C’è un comparto italiano, quello dell’artigianato d’eccellenza, che può costituire un vero e proprio fiore all’occhiello per la nostra economia.
Il condizionale è d’obbligo, tuttavia. Sarebbe così, infatti, se fossero apportati alcuni interventi a livello sistemico tali da potenziare l’impatto del settore che merita tassi di crescita positivi. Se ne parla nella ricerca “Costruttori di valore” di Fondazione Cologni dei Mestieri d’Arte e CDR Claudio Demattè Research della SDA Bocconi, sostenuta da Vacheron Constantin. Lo studio è stato condotto intervistando direttamente i protagonisti-artigiani; parla di uno shock positivo che
potrebbe, in un arco temporale di pochi anni, produrre 160.000 nuovi posti di lavoro e garantire un contributo incrementale al PIL dell’1% annuo: un dato quanto mai significativo e che certifica l’importanza del settore artigiano per ridare competitività al Sistema Italia.

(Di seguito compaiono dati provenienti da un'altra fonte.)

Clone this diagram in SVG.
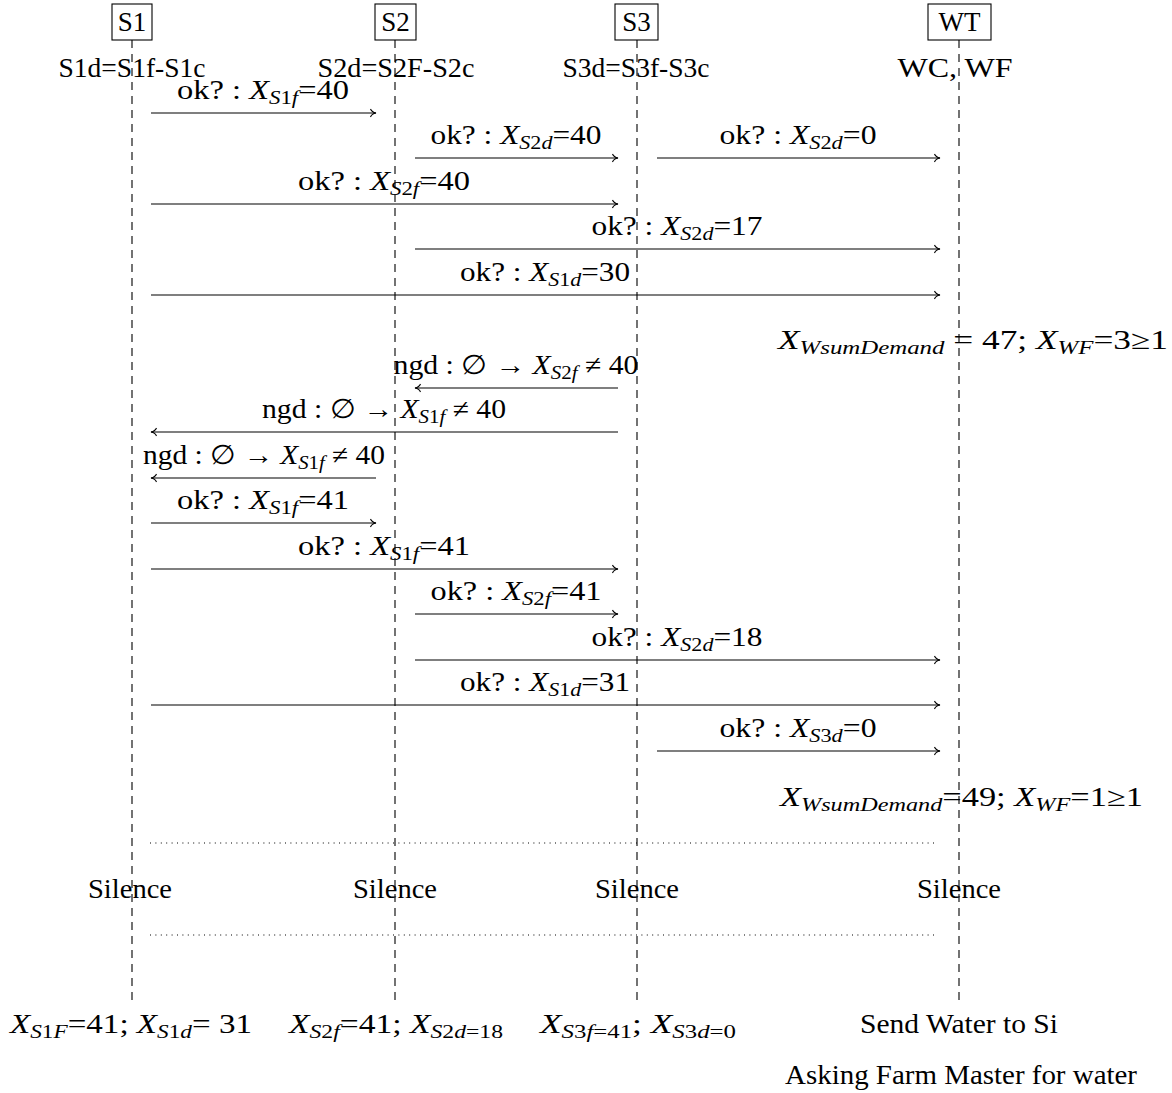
<svg xmlns="http://www.w3.org/2000/svg" width="1172" height="1093" viewBox="0 0 1172 1093">
<style>
.t { font-family: "Liberation Serif", "Times New Roman", serif; font-size: 27px; fill: #000; }
.it { font-style: italic; }
.sub { font-size: 19px; }
.box { fill: #fff; stroke: #000; stroke-width: 1.1; }
.life { stroke: #000; stroke-width: 1.1; stroke-dasharray: 8 6; fill: none; }
.msg { stroke: #000; stroke-width: 1.1; fill: none; marker-end: url(#to); }
.dot { stroke: #000; stroke-width: 1; stroke-dasharray: 1 4.4; fill: none; }
</style>
<defs>
<marker id="to" markerUnits="userSpaceOnUse" markerWidth="1" markerHeight="1" refX="0" refY="0" orient="auto" overflow="visible">
<path d="M -5.5 -4 C -4.5 -1.5 -1.5 -0.3 0 0 C -1.5 0.3 -4.5 1.5 -5.5 4" fill="none" stroke="#000" stroke-width="1.1"/>
</marker>
</defs>
<rect width="1172" height="1093" fill="#fff"/>

<g id="lifelines">
<line class="life" x1="132" y1="40" x2="132" y2="1005"/>
<line class="life" x1="395" y1="40" x2="395" y2="1005"/>
<line class="life" x1="637" y1="40" x2="637" y2="1005"/>
<line class="life" x1="959" y1="40" x2="959" y2="1005"/>
</g>

<g id="S1">
<rect class="box" x="112" y="4" width="40" height="36"/>
<text class="t" x="132" y="31" text-anchor="middle">S1</text>
<text class="t" x="132" y="77" text-anchor="middle" textLength="147" lengthAdjust="spacingAndGlyphs">S1d=S1f-S1c</text>
</g>
<g id="S2">
<rect class="box" x="375" y="4" width="41" height="36"/>
<text class="t" x="395.5" y="31" text-anchor="middle">S2</text>
<text class="t" x="396" y="77" text-anchor="middle" textLength="157" lengthAdjust="spacingAndGlyphs">S2d=S2F-S2c</text>
</g>
<g id="S3">
<rect class="box" x="615" y="4" width="43" height="36"/>
<text class="t" x="636.5" y="31" text-anchor="middle">S3</text>
<text class="t" x="636" y="77" text-anchor="middle" textLength="147" lengthAdjust="spacingAndGlyphs">S3d=S3f-S3c</text>
</g>
<g id="WT">
<rect class="box" x="928" y="4" width="63" height="36"/>
<text class="t" x="959.5" y="31" text-anchor="middle">WT</text>
<text class="t" x="955" y="77" text-anchor="middle" textLength="115" lengthAdjust="spacingAndGlyphs">WC, WF</text>
</g>

<g id="connectors">
<line class="msg" x1="151" y1="113" x2="376" y2="113"/>
<line class="msg" x1="415" y1="158" x2="618" y2="158"/>
<line class="msg" x1="657" y1="158" x2="940" y2="158"/>
<line class="msg" x1="151" y1="204" x2="618" y2="204"/>
<line class="msg" x1="415" y1="249" x2="940" y2="249"/>
<line class="msg" x1="151" y1="295" x2="940" y2="295"/>
<line class="msg" x1="618" y1="388" x2="415" y2="388"/>
<line class="msg" x1="618" y1="432" x2="151" y2="432"/>
<line class="msg" x1="376" y1="478" x2="151" y2="478"/>
<line class="msg" x1="151" y1="523" x2="376" y2="523"/>
<line class="msg" x1="151" y1="569" x2="618" y2="569"/>
<line class="msg" x1="415" y1="614" x2="618" y2="614"/>
<line class="msg" x1="415" y1="660" x2="940" y2="660"/>
<line class="msg" x1="151" y1="705" x2="940" y2="705"/>
<line class="msg" x1="657" y1="751" x2="940" y2="751"/>
<line class="dot" x1="150" y1="843" x2="938" y2="843"/>
<line class="dot" x1="150" y1="935" x2="938" y2="935"/>
</g>

<g id="labels">
<text class="t" x="263" y="99" text-anchor="middle" textLength="172" lengthAdjust="spacingAndGlyphs">ok? : <tspan class="it">X</tspan><tspan class="sub" dy="5"><tspan class="it">S</tspan>1<tspan class="it">f</tspan></tspan><tspan dy="-5">=40</tspan></text>
<text class="t" x="516" y="144" text-anchor="middle" textLength="171" lengthAdjust="spacingAndGlyphs">ok? : <tspan class="it">X</tspan><tspan class="sub" dy="5"><tspan class="it">S</tspan>2<tspan class="it">d</tspan></tspan><tspan dy="-5">=40</tspan></text>
<text class="t" x="798" y="144" text-anchor="middle" textLength="157" lengthAdjust="spacingAndGlyphs">ok? : <tspan class="it">X</tspan><tspan class="sub" dy="5"><tspan class="it">S</tspan>2<tspan class="it">d</tspan></tspan><tspan dy="-5">=0</tspan></text>
<text class="t" x="384" y="190" text-anchor="middle" textLength="172" lengthAdjust="spacingAndGlyphs">ok? : <tspan class="it">X</tspan><tspan class="sub" dy="5"><tspan class="it">S</tspan>2<tspan class="it">f</tspan></tspan><tspan dy="-5">=40</tspan></text>
<text class="t" x="677" y="235" text-anchor="middle" textLength="171" lengthAdjust="spacingAndGlyphs">ok? : <tspan class="it">X</tspan><tspan class="sub" dy="5"><tspan class="it">S</tspan>2<tspan class="it">d</tspan></tspan><tspan dy="-5">=17</tspan></text>
<text class="t" x="545" y="281" text-anchor="middle" textLength="170" lengthAdjust="spacingAndGlyphs">ok? : <tspan class="it">X</tspan><tspan class="sub" dy="5"><tspan class="it">S</tspan>1<tspan class="it">d</tspan></tspan><tspan dy="-5">=30</tspan></text>
<text class="t" x="778" y="349" textLength="390" lengthAdjust="spacingAndGlyphs"><tspan class="it">X</tspan><tspan class="sub it" dy="5">WsumDemand</tspan><tspan dy="-5"> = 47; </tspan><tspan class="it">X</tspan><tspan class="sub it" dy="5">WF</tspan><tspan dy="-5">=3≥1</tspan></text>
<text class="t" x="516" y="374" text-anchor="middle" textLength="245" lengthAdjust="spacingAndGlyphs">ngd : ∅ → <tspan class="it">X</tspan><tspan class="sub" dy="5"><tspan class="it">S</tspan>2<tspan class="it">f</tspan></tspan><tspan dy="-5"> ≠ 40</tspan></text>
<text class="t" x="384" y="418" text-anchor="middle" textLength="244" lengthAdjust="spacingAndGlyphs">ngd : ∅ → <tspan class="it">X</tspan><tspan class="sub" dy="5"><tspan class="it">S</tspan>1<tspan class="it">f</tspan></tspan><tspan dy="-5"> ≠ 40</tspan></text>
<text class="t" x="264" y="464" text-anchor="middle" textLength="242" lengthAdjust="spacingAndGlyphs">ngd : ∅ → <tspan class="it">X</tspan><tspan class="sub" dy="5"><tspan class="it">S</tspan>1<tspan class="it">f</tspan></tspan><tspan dy="-5"> ≠ 40</tspan></text>
<text class="t" x="263" y="509" text-anchor="middle" textLength="172" lengthAdjust="spacingAndGlyphs">ok? : <tspan class="it">X</tspan><tspan class="sub" dy="5"><tspan class="it">S</tspan>1<tspan class="it">f</tspan></tspan><tspan dy="-5">=41</tspan></text>
<text class="t" x="384" y="555" text-anchor="middle" textLength="172" lengthAdjust="spacingAndGlyphs">ok? : <tspan class="it">X</tspan><tspan class="sub" dy="5"><tspan class="it">S</tspan>1<tspan class="it">f</tspan></tspan><tspan dy="-5">=41</tspan></text>
<text class="t" x="516" y="600" text-anchor="middle" textLength="171" lengthAdjust="spacingAndGlyphs">ok? : <tspan class="it">X</tspan><tspan class="sub" dy="5"><tspan class="it">S</tspan>2<tspan class="it">f</tspan></tspan><tspan dy="-5">=41</tspan></text>
<text class="t" x="677" y="646" text-anchor="middle" textLength="171" lengthAdjust="spacingAndGlyphs">ok? : <tspan class="it">X</tspan><tspan class="sub" dy="5"><tspan class="it">S</tspan>2<tspan class="it">d</tspan></tspan><tspan dy="-5">=18</tspan></text>
<text class="t" x="545" y="691" text-anchor="middle" textLength="170" lengthAdjust="spacingAndGlyphs">ok? : <tspan class="it">X</tspan><tspan class="sub" dy="5"><tspan class="it">S</tspan>1<tspan class="it">d</tspan></tspan><tspan dy="-5">=31</tspan></text>
<text class="t" x="798" y="737" text-anchor="middle" textLength="157" lengthAdjust="spacingAndGlyphs">ok? : <tspan class="it">X</tspan><tspan class="sub" dy="5"><tspan class="it">S</tspan>3<tspan class="it">d</tspan></tspan><tspan dy="-5">=0</tspan></text>
<text class="t" x="780" y="806" textLength="363" lengthAdjust="spacingAndGlyphs"><tspan class="it">X</tspan><tspan class="sub it" dy="5">WsumDemand</tspan><tspan dy="-5">=49; </tspan><tspan class="it">X</tspan><tspan class="sub it" dy="5">WF</tspan><tspan dy="-5">=1≥1</tspan></text>
</g>

<g id="silence">
<text class="t" x="130" y="898" text-anchor="middle" textLength="84" lengthAdjust="spacingAndGlyphs">Silence</text>
<text class="t" x="395" y="898" text-anchor="middle" textLength="84" lengthAdjust="spacingAndGlyphs">Silence</text>
<text class="t" x="637" y="898" text-anchor="middle" textLength="84" lengthAdjust="spacingAndGlyphs">Silence</text>
<text class="t" x="959" y="898" text-anchor="middle" textLength="84" lengthAdjust="spacingAndGlyphs">Silence</text>
</g>

<g id="bottom">
<text class="t" x="131" y="1033" text-anchor="middle" textLength="242" lengthAdjust="spacingAndGlyphs"><tspan class="it">X</tspan><tspan class="sub" dy="5"><tspan class="it">S</tspan>1<tspan class="it">F</tspan></tspan><tspan dy="-5">=41; </tspan><tspan class="it">X</tspan><tspan class="sub" dy="5"><tspan class="it">S</tspan>1<tspan class="it">d</tspan></tspan><tspan dy="-5">= 31</tspan></text>
<text class="t" x="396" y="1033" text-anchor="middle" textLength="214" lengthAdjust="spacingAndGlyphs"><tspan class="it">X</tspan><tspan class="sub" dy="5"><tspan class="it">S</tspan>2<tspan class="it">f</tspan></tspan><tspan dy="-5">=41; </tspan><tspan class="it">X</tspan><tspan class="sub" dy="5"><tspan class="it">S</tspan>2<tspan class="it">d</tspan>=18</tspan></text>
<text class="t" x="638" y="1033" text-anchor="middle" textLength="196" lengthAdjust="spacingAndGlyphs"><tspan class="it">X</tspan><tspan class="sub" dy="5"><tspan class="it">S</tspan>3<tspan class="it">f</tspan>=41</tspan><tspan dy="-5">; </tspan><tspan class="it">X</tspan><tspan class="sub" dy="5"><tspan class="it">S</tspan>3<tspan class="it">d</tspan>=0</tspan></text>
<text class="t" x="959" y="1033" text-anchor="middle" textLength="198" lengthAdjust="spacingAndGlyphs">Send Water to Si</text>
<text class="t" x="961" y="1084" text-anchor="middle" textLength="352" lengthAdjust="spacingAndGlyphs">Asking Farm Master for water</text>
</g>
</svg>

Lo studio è alla base del volume “Costruttori di Valore. Il ruolo strategico del saper fare italiano”, curato da Maurizio Dallocchio con Alessandra Ricci e Matteo Vizzaccaro del CDR Claudio Demattè Research della SDA Bocconi e pubblicato da Marsilio per la collana Ricerche.
Si tratta di un’ottima panoramica sugli artigiani che sanno creare prodotti unici, indiscutibilmente superiori per bellezza, originalità dei processi produttivi e perfezione di fattura. Si tratta di un campione di seicento piccole imprese-atelier attive in settori di nicchia (oreficeria, liuteria, sartoria, calzatura, falegnameria, ebanisteria…), ma che muovono l’economia dei territori in cui sono radicate presentando numeri di tutto rispetto.
In confronto al resto dell’industria, la recente crisi ha evidenziato la loro resilienza:
Pur risentendo del calo dei ricavi dovuto alla crisi economica e della stretta alle linee di credito erogate dal sistema bancario, infatti, il 55% delle imprese artigiane d’eccellenza non ha dovuto razionalizzare la forza lavoro, anzi il 15% ha provveduto a rafforzare l’organico con nuove assunzioni. Importante la presenza sui mercati internazionali, considerando che sette su dieci sono presenti fuori dai confini italiani e in un caso su tre il fatturato estero pesa per il 60% del totale.
Se spesso si indica nella scarsa capacità di innovare il limite di questa tipologia di artigiani, la ricerca fa cadere il falso mito: nel 66% dei casi, infatti, le loro aziende hanno continuato a investire in fattori produttivi, guardando al futuro e bilanciando tradizione e innovazione.